Using the material below, repeat exactly the lines from the one with "Output the web" through the one with "6.10, 6.18, 6.26];", ends included, without any images.

(Saved entries)

______

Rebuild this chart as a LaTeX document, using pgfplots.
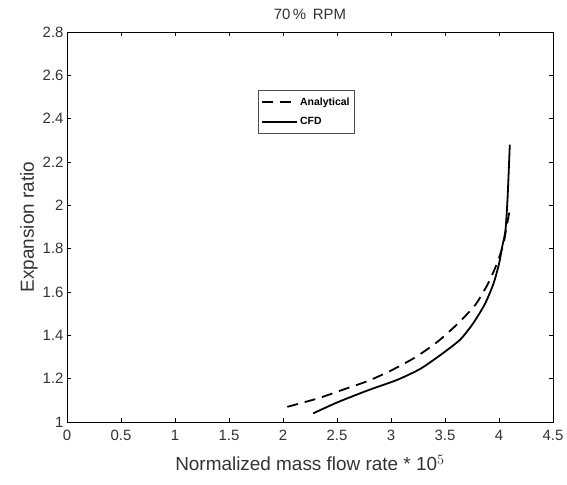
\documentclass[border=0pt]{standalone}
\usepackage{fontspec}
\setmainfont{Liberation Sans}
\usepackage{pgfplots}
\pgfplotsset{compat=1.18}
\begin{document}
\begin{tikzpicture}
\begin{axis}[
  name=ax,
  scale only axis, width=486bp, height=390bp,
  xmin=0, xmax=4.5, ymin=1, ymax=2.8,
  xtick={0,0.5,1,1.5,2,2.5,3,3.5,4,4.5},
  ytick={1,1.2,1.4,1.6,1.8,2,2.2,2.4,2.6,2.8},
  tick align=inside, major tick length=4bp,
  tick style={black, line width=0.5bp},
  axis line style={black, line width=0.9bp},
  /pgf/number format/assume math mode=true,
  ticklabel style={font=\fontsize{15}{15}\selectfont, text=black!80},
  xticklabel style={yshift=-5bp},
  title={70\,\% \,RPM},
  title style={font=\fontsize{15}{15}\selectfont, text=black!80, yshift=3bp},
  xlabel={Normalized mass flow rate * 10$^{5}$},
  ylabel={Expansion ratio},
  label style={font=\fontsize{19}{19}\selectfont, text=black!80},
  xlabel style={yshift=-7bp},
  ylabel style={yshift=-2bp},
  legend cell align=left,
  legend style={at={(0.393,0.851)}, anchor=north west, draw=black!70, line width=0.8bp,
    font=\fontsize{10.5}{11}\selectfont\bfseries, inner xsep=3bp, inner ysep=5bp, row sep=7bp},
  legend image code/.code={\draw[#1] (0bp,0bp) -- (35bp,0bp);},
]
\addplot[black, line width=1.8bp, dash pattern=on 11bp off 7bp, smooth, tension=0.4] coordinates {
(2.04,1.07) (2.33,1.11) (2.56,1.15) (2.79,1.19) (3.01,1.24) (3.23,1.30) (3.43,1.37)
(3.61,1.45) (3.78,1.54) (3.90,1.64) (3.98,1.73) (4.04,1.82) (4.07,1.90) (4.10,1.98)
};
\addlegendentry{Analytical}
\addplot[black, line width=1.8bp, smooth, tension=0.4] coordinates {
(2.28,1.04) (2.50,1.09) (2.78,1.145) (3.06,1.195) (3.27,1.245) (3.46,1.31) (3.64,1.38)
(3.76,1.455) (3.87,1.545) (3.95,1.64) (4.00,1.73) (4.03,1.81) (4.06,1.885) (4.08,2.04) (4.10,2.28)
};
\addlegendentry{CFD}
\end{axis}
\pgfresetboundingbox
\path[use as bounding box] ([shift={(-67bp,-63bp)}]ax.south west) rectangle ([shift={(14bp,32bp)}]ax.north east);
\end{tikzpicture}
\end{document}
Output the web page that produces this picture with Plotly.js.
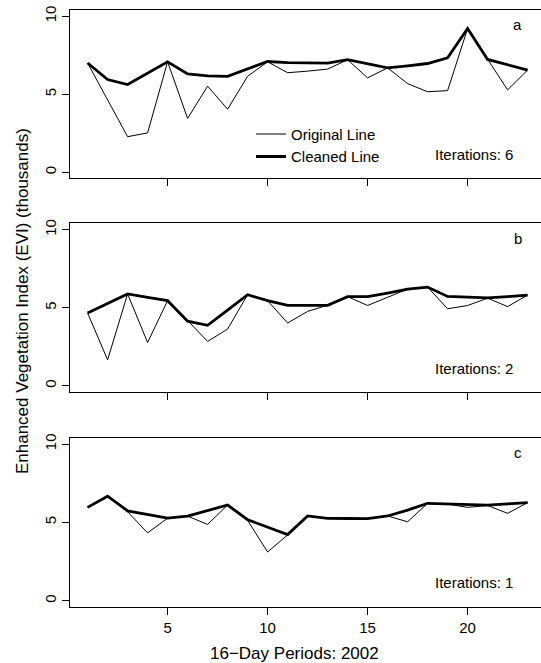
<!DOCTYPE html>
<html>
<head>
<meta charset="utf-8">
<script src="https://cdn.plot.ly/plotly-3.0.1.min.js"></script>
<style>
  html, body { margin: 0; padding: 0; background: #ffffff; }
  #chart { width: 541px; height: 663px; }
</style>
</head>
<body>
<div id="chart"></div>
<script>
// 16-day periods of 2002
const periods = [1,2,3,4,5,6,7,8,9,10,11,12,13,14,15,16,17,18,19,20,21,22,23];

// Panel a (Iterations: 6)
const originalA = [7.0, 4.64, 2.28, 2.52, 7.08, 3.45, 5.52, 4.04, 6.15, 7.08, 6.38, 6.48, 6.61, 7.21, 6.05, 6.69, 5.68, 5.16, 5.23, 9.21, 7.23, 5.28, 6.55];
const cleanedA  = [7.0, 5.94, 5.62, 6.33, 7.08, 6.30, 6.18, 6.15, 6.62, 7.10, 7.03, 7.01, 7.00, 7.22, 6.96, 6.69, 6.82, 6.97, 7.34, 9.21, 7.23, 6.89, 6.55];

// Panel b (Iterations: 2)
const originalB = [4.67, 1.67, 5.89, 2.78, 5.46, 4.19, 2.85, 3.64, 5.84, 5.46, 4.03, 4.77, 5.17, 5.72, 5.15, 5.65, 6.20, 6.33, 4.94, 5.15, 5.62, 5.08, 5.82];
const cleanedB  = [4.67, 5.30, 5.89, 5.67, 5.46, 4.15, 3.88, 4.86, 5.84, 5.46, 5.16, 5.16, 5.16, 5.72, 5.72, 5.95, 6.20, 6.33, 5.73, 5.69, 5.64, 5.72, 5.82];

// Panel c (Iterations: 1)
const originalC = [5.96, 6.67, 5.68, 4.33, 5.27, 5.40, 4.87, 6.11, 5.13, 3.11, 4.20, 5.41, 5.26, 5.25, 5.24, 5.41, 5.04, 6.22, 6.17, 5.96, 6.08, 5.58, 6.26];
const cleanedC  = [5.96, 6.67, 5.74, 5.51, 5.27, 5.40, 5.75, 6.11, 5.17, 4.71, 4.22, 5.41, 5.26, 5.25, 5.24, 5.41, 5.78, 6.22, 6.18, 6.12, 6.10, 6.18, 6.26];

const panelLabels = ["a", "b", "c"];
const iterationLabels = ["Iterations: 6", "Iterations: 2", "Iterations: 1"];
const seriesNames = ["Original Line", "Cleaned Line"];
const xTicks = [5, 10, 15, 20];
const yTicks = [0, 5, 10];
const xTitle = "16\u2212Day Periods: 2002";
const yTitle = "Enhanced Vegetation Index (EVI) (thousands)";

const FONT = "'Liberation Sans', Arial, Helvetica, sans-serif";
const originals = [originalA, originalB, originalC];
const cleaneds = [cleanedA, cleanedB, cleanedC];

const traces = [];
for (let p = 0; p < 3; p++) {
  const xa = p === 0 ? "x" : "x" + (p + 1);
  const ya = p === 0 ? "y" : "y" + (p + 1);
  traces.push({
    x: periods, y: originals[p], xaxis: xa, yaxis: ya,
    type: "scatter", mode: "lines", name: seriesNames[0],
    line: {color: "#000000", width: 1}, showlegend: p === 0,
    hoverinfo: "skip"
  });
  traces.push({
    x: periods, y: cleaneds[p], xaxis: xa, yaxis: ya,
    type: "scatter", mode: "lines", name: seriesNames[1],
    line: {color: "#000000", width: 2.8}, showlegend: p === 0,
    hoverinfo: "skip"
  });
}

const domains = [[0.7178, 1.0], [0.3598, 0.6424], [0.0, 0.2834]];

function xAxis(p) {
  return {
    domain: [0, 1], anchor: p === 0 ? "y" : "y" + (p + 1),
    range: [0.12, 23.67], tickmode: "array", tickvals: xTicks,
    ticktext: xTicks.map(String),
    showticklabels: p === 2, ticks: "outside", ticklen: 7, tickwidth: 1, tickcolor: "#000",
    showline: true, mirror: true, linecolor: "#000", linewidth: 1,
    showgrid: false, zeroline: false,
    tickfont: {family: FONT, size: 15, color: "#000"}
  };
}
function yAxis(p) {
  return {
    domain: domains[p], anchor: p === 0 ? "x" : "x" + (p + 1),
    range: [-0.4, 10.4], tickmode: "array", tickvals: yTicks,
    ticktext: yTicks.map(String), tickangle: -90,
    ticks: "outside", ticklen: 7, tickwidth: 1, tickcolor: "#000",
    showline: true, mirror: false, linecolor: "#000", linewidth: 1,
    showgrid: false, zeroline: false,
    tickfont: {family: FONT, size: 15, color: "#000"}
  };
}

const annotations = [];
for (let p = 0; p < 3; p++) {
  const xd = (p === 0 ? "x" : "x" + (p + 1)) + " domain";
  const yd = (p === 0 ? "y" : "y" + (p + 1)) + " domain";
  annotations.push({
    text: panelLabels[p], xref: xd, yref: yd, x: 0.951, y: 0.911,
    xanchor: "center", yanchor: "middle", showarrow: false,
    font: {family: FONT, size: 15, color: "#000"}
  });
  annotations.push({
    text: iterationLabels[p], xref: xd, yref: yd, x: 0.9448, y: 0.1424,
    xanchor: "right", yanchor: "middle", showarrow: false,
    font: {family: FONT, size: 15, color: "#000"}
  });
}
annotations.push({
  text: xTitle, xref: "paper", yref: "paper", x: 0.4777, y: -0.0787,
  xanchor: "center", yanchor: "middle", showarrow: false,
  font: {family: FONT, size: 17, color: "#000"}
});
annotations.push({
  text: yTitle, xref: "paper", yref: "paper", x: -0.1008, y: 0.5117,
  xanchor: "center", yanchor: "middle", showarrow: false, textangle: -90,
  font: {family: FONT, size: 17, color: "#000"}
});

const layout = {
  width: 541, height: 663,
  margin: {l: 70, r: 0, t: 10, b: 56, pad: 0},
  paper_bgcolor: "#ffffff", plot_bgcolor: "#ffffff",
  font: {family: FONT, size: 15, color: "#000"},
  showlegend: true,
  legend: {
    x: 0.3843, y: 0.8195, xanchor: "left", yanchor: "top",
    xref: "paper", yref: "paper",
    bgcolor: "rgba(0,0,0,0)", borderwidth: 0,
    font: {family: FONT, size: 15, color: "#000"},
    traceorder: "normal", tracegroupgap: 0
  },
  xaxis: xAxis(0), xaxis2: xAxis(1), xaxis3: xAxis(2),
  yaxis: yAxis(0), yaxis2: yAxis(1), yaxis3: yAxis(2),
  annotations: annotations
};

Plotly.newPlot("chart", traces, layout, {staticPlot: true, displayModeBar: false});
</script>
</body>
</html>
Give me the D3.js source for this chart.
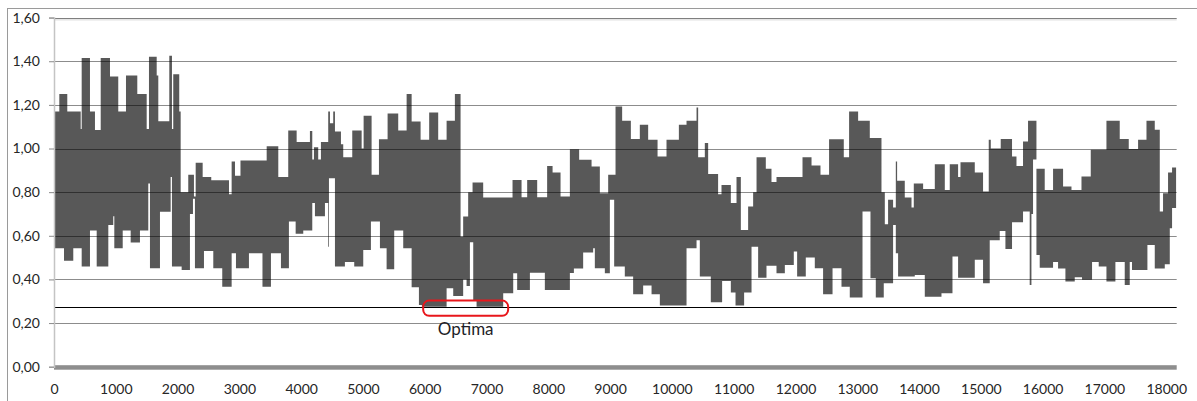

______

• _Written reply_
Output the web page that produces this picture with Plotly.js.
<!DOCTYPE html>
<html>
<head>
<meta charset="utf-8">
<script src="https://cdn.plot.ly/plotly-3.0.1.min.js"></script>
<style>
  html, body { margin: 0; padding: 0; background: #ffffff; }
  #chart { width: 541px; height: 663px; }
</style>
</head>
<body>
<div id="chart"></div>
<script>
// 16-day periods of 2002
const periods = [1,2,3,4,5,6,7,8,9,10,11,12,13,14,15,16,17,18,19,20,21,22,23];

// Panel a (Iterations: 6)
const originalA = [7.0, 4.64, 2.28, 2.52, 7.08, 3.45, 5.52, 4.04, 6.15, 7.08, 6.38, 6.48, 6.61, 7.21, 6.05, 6.69, 5.68, 5.16, 5.23, 9.21, 7.23, 5.28, 6.55];
const cleanedA  = [7.0, 5.94, 5.62, 6.33, 7.08, 6.30, 6.18, 6.15, 6.62, 7.10, 7.03, 7.01, 7.00, 7.22, 6.96, 6.69, 6.82, 6.97, 7.34, 9.21, 7.23, 6.89, 6.55];

// Panel b (Iterations: 2)
const originalB = [4.67, 1.67, 5.89, 2.78, 5.46, 4.19, 2.85, 3.64, 5.84, 5.46, 4.03, 4.77, 5.17, 5.72, 5.15, 5.65, 6.20, 6.33, 4.94, 5.15, 5.62, 5.08, 5.82];
const cleanedB  = [4.67, 5.30, 5.89, 5.67, 5.46, 4.15, 3.88, 4.86, 5.84, 5.46, 5.16, 5.16, 5.16, 5.72, 5.72, 5.95, 6.20, 6.33, 5.73, 5.69, 5.64, 5.72, 5.82];

// Panel c (Iterations: 1)
const originalC = [5.96, 6.67, 5.68, 4.33, 5.27, 5.40, 4.87, 6.11, 5.13, 3.11, 4.20, 5.41, 5.26, 5.25, 5.24, 5.41, 5.04, 6.22, 6.17, 5.96, 6.08, 5.58, 6.26];
const cleanedC  = [5.96, 6.67, 5.74, 5.51, 5.27, 5.40, 5.75, 6.11, 5.17, 4.71, 4.22, 5.41, 5.26, 5.25, 5.24, 5.41, 5.78, 6.22, 6.18, 6.12, 6.10, 6.18, 6.26];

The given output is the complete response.